Articles - Miscellaneous
May
If the arrival of
May makes you feel a bit giddy and irrepressible, you
are not alone. May was the month when the ancient
pagans used to get up to all sorts! The Romans held
their festival to honour the mother-goddess Maia,
goddess of nature and growth. (May is named after
her).
For centuries in "Olde England" the
people went mad in May. After the hardship of winter,
and hunger of early Spring, May was a time of
indulgence and unbridled merriment. One Philip
Stubbes, writing in 1583, was scandalised: "for
what kissing and bussing, what smooching and
slabbering one of another, is not practised?"

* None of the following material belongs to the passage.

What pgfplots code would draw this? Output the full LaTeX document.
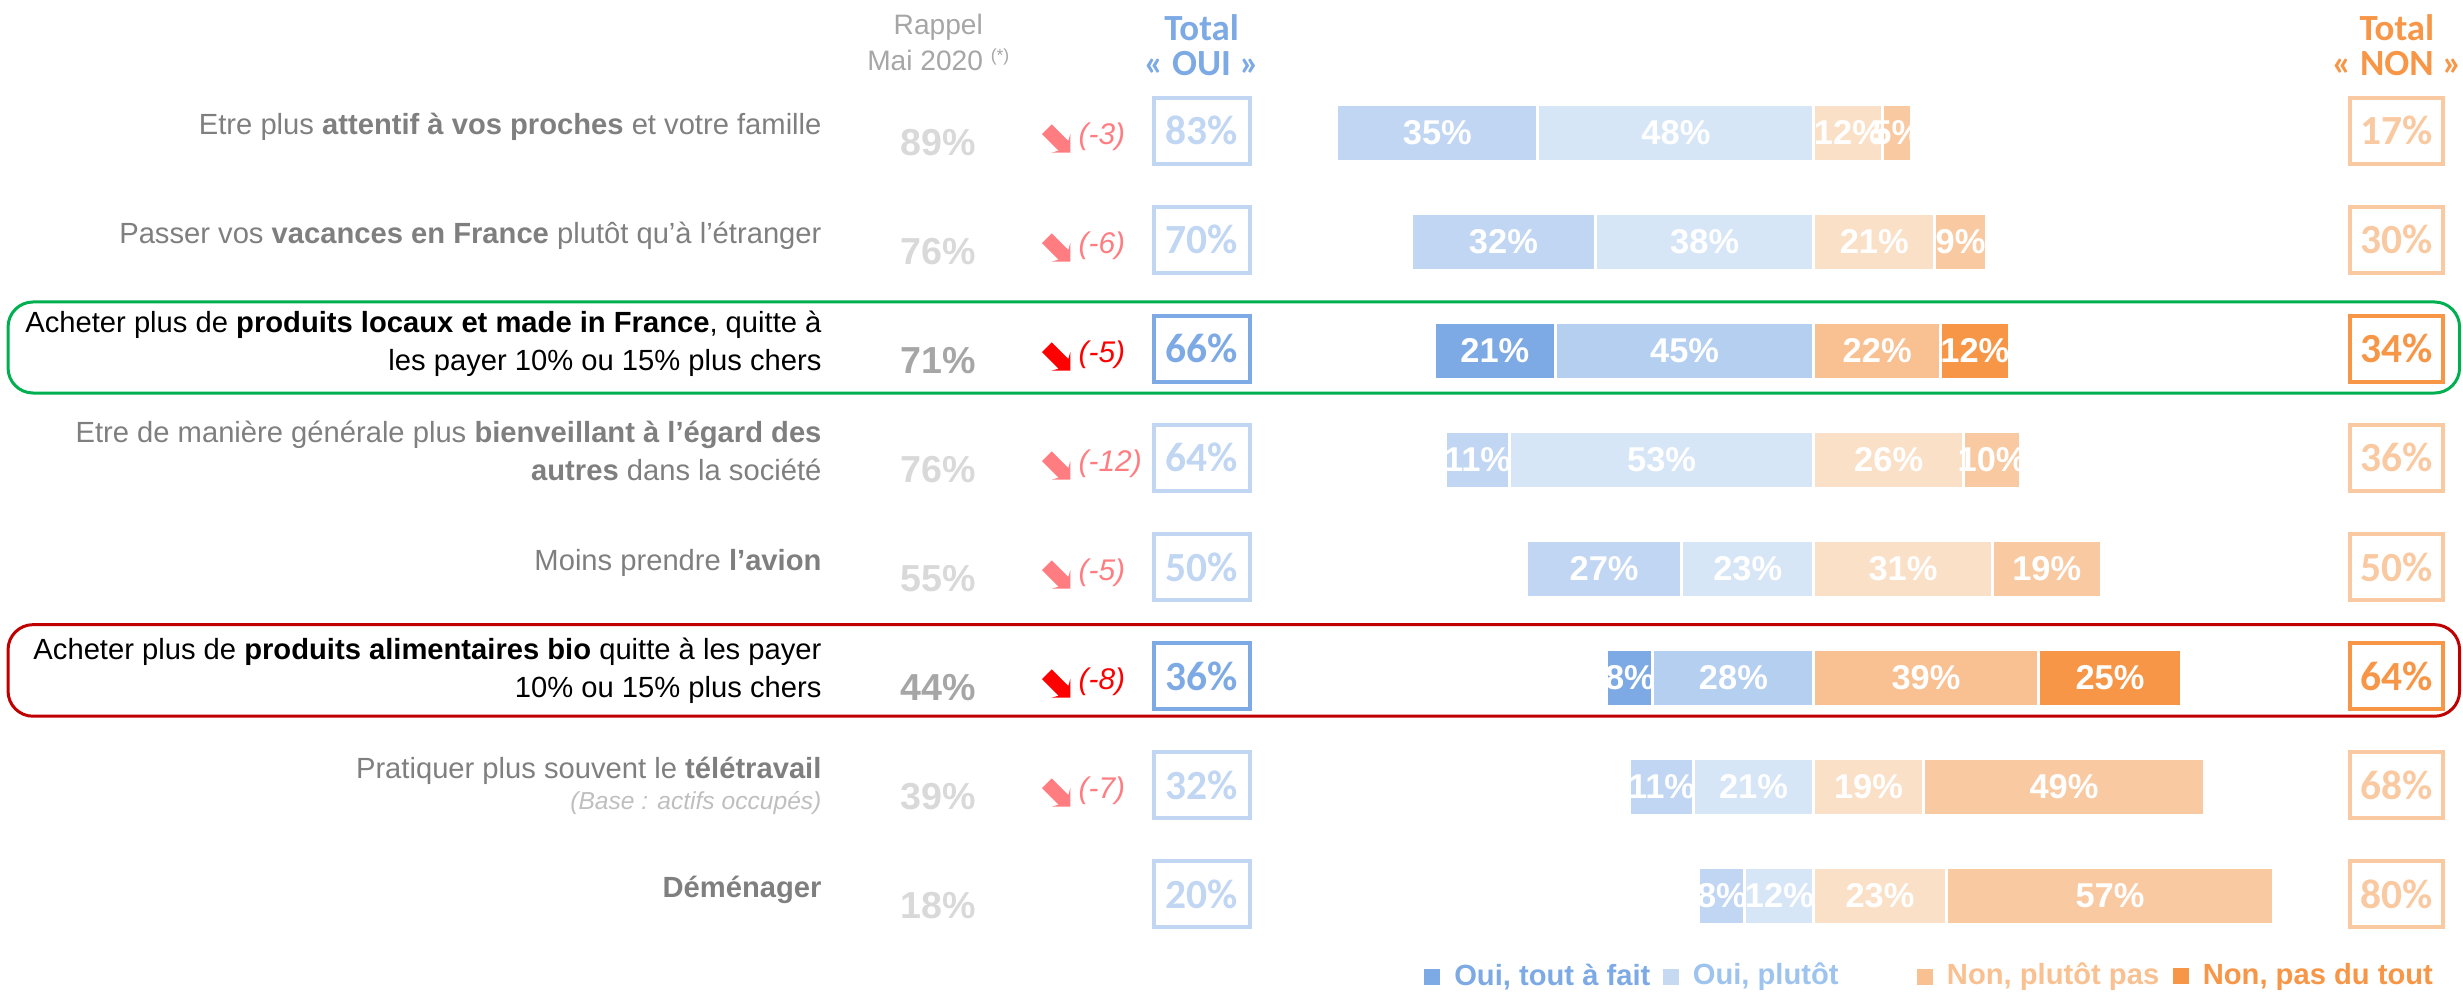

The Protestant reformers took a strong stand
against May Day - and in 1644 Christmas and May Day
were abolished together. Many May poles came down -
only to go up again at the Restoration, when the
first May Day of King Charles's reign was the
"happiest Mayday that hath been many a year in
England" according to Pepys. A truly enormous
May pole went up that year in London 134 feet high,
right where the church of St Mary lies near
Westminster. It was the highest Maypole in history,
but it disappeared in the interests of science: in
1717 Isaac Newton took it away to support the most
modern and powerful telescope in the world.
May Day to most people today brings vague folk
memories of a young Queen of the May decorated with
garlands and streamers and flowers, a May Pole to
weave, Morris dancing and the intricacies of well
dressing.
There has never been a Christian content to May
Day, but nevertheless there is the well known 6am
service on the top of Magdalen Tower at Oxford where
a choir sings in the dawn of May day.